Pour fêter ses cent premiers jours passés à l'Élysée, le président de la République a été gâté: les sondages se sont donné le mot pour lui offrir des chiffres de popularité en chute sensible. Et même, pour certains d'entre eux, un passage sous la barre symbolique des 50% d'opinions favorables. Ainsi, dans le baromètre CSA/Les Échos, paru le 23 août, seuls 49% des sondés accordent leur confiance à François Hollande. Soit 5 points de moins qu'en juillet (-17 parmi les plus jeunes et les plus âgés) et 9 de moins qu'en mai.
Un constat modéré par le sondage Ifop/JDD du 27 août, où les Français sont encore 54% à exprimer leur satisfaction.
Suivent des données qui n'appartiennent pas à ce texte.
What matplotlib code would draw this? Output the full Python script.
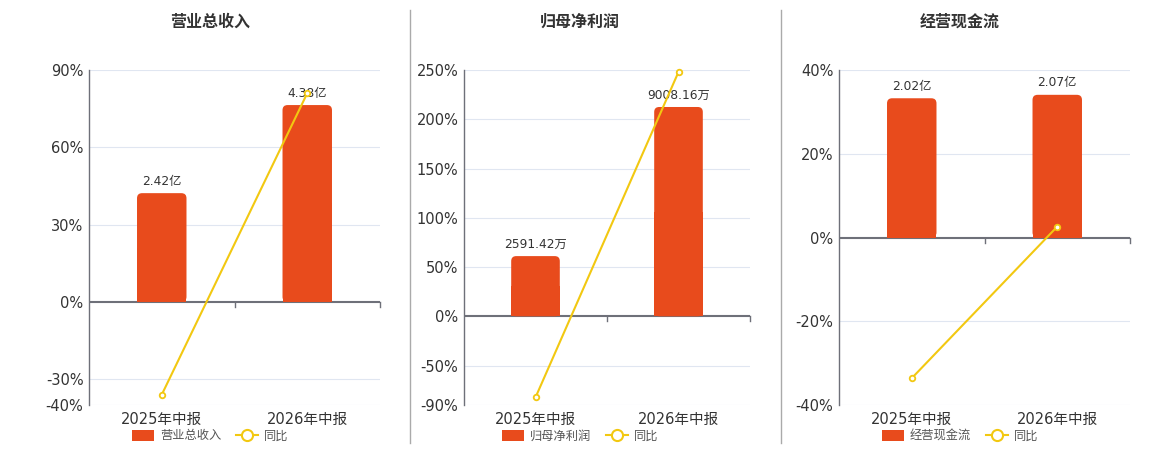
import matplotlib.pyplot as plt
import matplotlib.transforms as mtransforms
from matplotlib.lines import Line2D
from matplotlib.patches import Patch, FancyBboxPatch

plt.rcParams['font.family'] = ['DejaVu Sans', 'Noto Sans CJK SC']

categories = ['2025年中报', '2026年中报']

titles = ['营业总收入', '归母净利润', '经营现金流']
bar_values = [[2.42, 4.38], [2591.42, 9008.16], [2.02, 2.07]]
bar_labels = [['2.42亿', '4.38亿'], ['2591.42万', '9008.16万'], ['2.02亿', '2.07亿']]
yoy_values = [[-36.0, 81.0], [-82.3, 248.0], [-33.6, 2.6]]
left_ticks = [[-40, -30, 0, 30, 60, 90],
              [-90, -50, 0, 50, 100, 150, 200, 250],
              [-40, -20, 0, 20, 40]]
# right (hidden) axis top for bars, bottom follows from left zero alignment
bar_axis_top = [5.16, 10600, 2.43]

bar_color = '#e84b1c'
line_color = '#f2c811'
text_color = '#333333'
axis_color = '#6e7079'
grid_color = '#e0e6f1'

W, H = 1160, 450
fig = plt.figure(figsize=(W / 100, H / 100), dpi=100)

# pixel boxes: (left, right, top, bottom)
boxes = [(89, 380, 70, 405), (464, 750, 70, 405), (839, 1130, 70, 405)]
title_x = [210, 580, 960]
legend_x = [210, 580, 960]
bar_w = 0.34

for i in range(3):
    l, r, t, b = boxes[i]
    ax = fig.add_axes([l / W, 1 - b / H, (r - l) / W, (b - t) / H])
    ticks = left_ticks[i]
    lo, hi = ticks[0], ticks[-1]
    ax.set_ylim(lo, hi)
    ax.set_xlim(-0.5, 1.5)
    ax.set_yticks(ticks)
    ax.set_yticklabels([f'{v}%' for v in ticks], fontsize=10.5, color=text_color)
    ax.set_xticks([0, 1])
    ax.set_xticklabels(categories, fontsize=10.5, color=text_color)
    ax.tick_params(axis='both', length=0, pad=4)
    ax.tick_params(axis='x', pad=5)
    for v in ticks:
        if v != 0:
            ax.axhline(v, color=grid_color, lw=0.8, zorder=0)
    for s in ['top', 'right', 'bottom']:
        ax.spines[s].set_visible(False)
    ax.spines['left'].set_color(axis_color)
    ax.spines['left'].set_linewidth(1)

    ax2 = ax.twinx()
    top = bar_axis_top[i]
    ylo2 = top * lo / hi
    ax2.set_ylim(ylo2, top)
    ax2.set_xlim(-0.5, 1.5)
    ax2.set_axis_off()
    # rounded top bars: rounded box plus square lower half
    aspect = ((top - ylo2) / (b - t)) / (2.0 / (r - l))
    bars = ax2.bar([0, 1], [v / 2 for v in bar_values[i]], width=bar_w,
                   color=bar_color, zorder=2)
    for x, v in zip([0, 1], bar_values[i]):
        ax2.add_patch(FancyBboxPatch((x - bar_w / 2, 0), bar_w, v,
                                     boxstyle='round,pad=0,rounding_size=0.035',
                                     mutation_aspect=aspect, facecolor=bar_color,
                                     edgecolor='none', zorder=2))
    for x, v, lab in zip([0, 1], bar_values[i], bar_labels[i]):
        ax2.annotate(lab, (x, v), xytext=(0, 4), textcoords='offset points',
                     ha='center', va='bottom', fontsize=8.8, color=text_color)

    ax2.plot([0, 1], yoy_values[i], color=line_color, lw=1.5, marker='o',
             markersize=4, markerfacecolor='white', markeredgecolor=line_color,
             markeredgewidth=1.3, zorder=5, transform=ax.transData, clip_on=False)
    # zero axis line with category boundary ticks
    ax.axhline(0, color=axis_color, lw=1.5, zorder=3)
    trans = mtransforms.blended_transform_factory(ax.transData, ax.transData)
    tick_len = (hi - lo) * 5 / (b - t)
    for xb in [0.5, 1.5]:
        ax.plot([xb, xb], [0, -tick_len], color=axis_color, lw=1, transform=trans,
                clip_on=False, zorder=3)

    fig.text(title_x[i] / W, 1 - 22 / H, titles[i], ha='center', va='center',
             fontsize=11.5, fontweight='bold', color=text_color)

    handles = [Patch(facecolor=bar_color, edgecolor='none'),
               Line2D([0], [0], color=line_color, lw=1.5, marker='o', markersize=8,
                      markerfacecolor='white', markeredgecolor=line_color,
                      markeredgewidth=1.5)]
    fig.legend(handles, [titles[i], '同比'], loc='center',
               bbox_to_anchor=(legend_x[i] / W, 1 - 436 / H), ncol=2, frameon=False,
               fontsize=8.8, handlelength=1.8, handleheight=1.0, columnspacing=1.2,
               handletextpad=0.5, labelcolor='#555555')

# panel separators
for xs in [410, 781]:
    fig.add_artist(Line2D([xs / W, xs / W], [1 - 443 / H, 1 - 10 / H],
                          color='#aaaaaa', lw=1))

fig.savefig('out.png', dpi=100)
On voit bien ici l'influence de la formulation des questions sur les réponses, selon que l'on demande aux sondés s'ils ont «confiance» en François Hollande pour affronter efficacement les problèmes du pays (CSA) ou bien s'ils sont «satisfaits» de lui en tant que président de la République (Ifop).
Pas d'état de grâce face à l'état de la Grèce
Malgré cette nuance, l'enquête de l'Ifop montre également une chute de popularité pour Hollande: -7 points depuis son premier mois de mandat, et -16 chez les employés pour le seul mois d'août. Un décrochage plus précoce que son prédécesseur, Nicolas Sarkozy, qui n'avait dévissé dans les sondages qu'à la fin de l'année 2007 (pour atteindre un niveau historiquement bas en février 2008). Mais la crise internationale est passée par là.
Face à ce «contexte économique assombri», «les électeurs “ne se font pas d'illusion”», explique Yves-Marie Cann, directeur d'études chez CSA. Mais il souligne que la baisse de popularité du président «peut aussi être due à un problème de communication, d'affichage», en lien avec sa «volonté de se démarquer absolument de Sarkozy». Il ne suffit plus d'afficher une présidence «normale». Car à force d'avancer à un rythme de réformes raisonné, privilégiant l'humilité et la concertation, François Hollande se heurte à «l'impatience» des Français.
Un sentiment partagé outre-Rhin, notamment par le Süddeutsche Zeitung de Munich: «Ce style de présidence tranquille fait du bien au pays – fini l'agressivité et l'agitation des années Sarkozy. Pourtant, un jour ou l'autre, il ne suffira plus de jouer les anti-Sarkozy, Hollande devra dire ce qu'il veut.»
Bientôt le «moment de vérité»
En attendant, seuls 24% des Français interrogés par CSA considèrent que le gouvernement est suffisamment actif, un chiffre qui ne monte qu'à 51% parmi les sympathisants socialistes. Ce «signal d'alerte», selon Yves-Marie Cann, montre qu'il y a «urgence à travailler sur plus de visibilité et de lisibilité, afin d'afficher la mobilisation de l'exécutif».
François Hollande devrait connaître son «moment de vérité fin septembre», explique le directeur du département opinion et stratégies d'entreprise de l'Ifop, Jérôme Fourquet (lire aussi encadré). À ce moment-là, le gouvernement devra faire des annonces sur la fiscalité, les députés voteront le budget de la sécurité sociale, les différentes commissions lancées durant l'été rendront leurs conclusions... Autant d'écueils à éviter, sans parler des plans sociaux qui menacent d'assombrir un tableau déjà morose. «Il ne pourra pas se défiler», relève Jérôme Fourquet.
Le sondeur laisse tout de même un espoir au président: «S'il échoue, cela n'inspirera pas un sentiment de trahison aux Français, comme ce fut le cas avec Sarkozy, car il n'a promis que ce qu'il pouvait tenir.»
Avis d'expert :
Jérôme Fourquet, directeur du département opinion et stratégies d'entreprise de l'Ifop
«Les Français n'ont pas encore tranché. Soit ils attendent que des jalons soient posés, soit ils s'interrogent sur la capacité de François Hollande à arbitrer. En règle générale, l'opinion se cristallise à l'automne, à partir d'éléments déjà présents pendant l'été. Mais pour l'instant, la douloureuse n'est pas encore tombée. La France se trouve dans l'état d'un patient en salle d'attente d'un médecin, ne sachant pas trop quel sera son traitement mais se doutant que la potion sera amère.»